Manifesto

Defend the Night. Resist Morning Supremacy. Protect Independent Culture.

The world is built for early risers. The 9-to-5. The commuter rush. The noise of productivity. Morning supremacy is everywhere - in policy, policing, transit schedules, and respectability politics.

But not everyone wakes with the sun. And not all culture happens before midnight.

As cities sterilise, rents spike, and chain stores replace corner bars, the night is being bought, policed, and privatised.

We are After Dark, a campaign to defend night culture, protect independent venues, local nightlife, cultural spaces and resist the forced disappearance of night culture through gentrification, overregulation, and corporate takeover.

We stand for the night and everything at risk of disappearing with it.

We advocate for:

  • The night shift workers, street vendors, artists and DJs who make cities run and keep culture alive after dark.
  • The musicians, artists, and organisers who build community after hours.
  • The community-owned venues, DIY spaces, late-night joints, dive bars, corner stores, and underground spaces that give cities identity and serve more than drinks.
  • The markets, basement gigs, drag shows, late-night bookstores, and places where real life unfolds off the clock.

The night has always been a space of freedom, especially for marginalised communities. Queer, immigrant, and working-class culture built the nightlife economy. Now, it’s being erased under the banner of “redevelopment.”

Not on our watch.

We fight against:

  • Gentrification disguised as “urban renewal.”
  • Nightlife regulations that criminalise community gatherings.
  • The erasure of night-time economies in the name of "safety" and "development."
  • Real estate schemes that gut music scenes and cultural history.
  • The pathologising of nocturnal lifestyles as lazy, unsafe, or deviant.
  • The dominance of morning people in setting the rules for everyone.

Night isn’t just a time of day. Night is not the absence of day, but its own territory.It holds intimacy, resistance, unpredictability. It has always been the refuge of the marginalised, the creative, the restless. It’s a cultural frontier worth defending.
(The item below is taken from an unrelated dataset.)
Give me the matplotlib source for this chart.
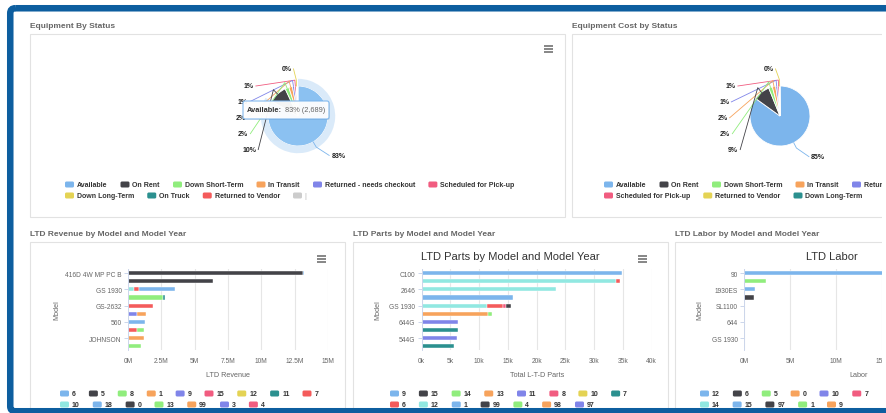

After Dark is a platform for:

  • Amplifying night-based culture
  • Advocating for policies that protect after-hours life
  • Connecting global movements resisting cultural erasure
  • Mapping venues, markets, and spaces under threat

We don’t need to "reimagine nightlife." We need to protect what’s already here and the people who built it.

Because when the lights come on, and the music stops, what’s left is cultural void.

We fight for the night. Not just to party, but to live on our own terms.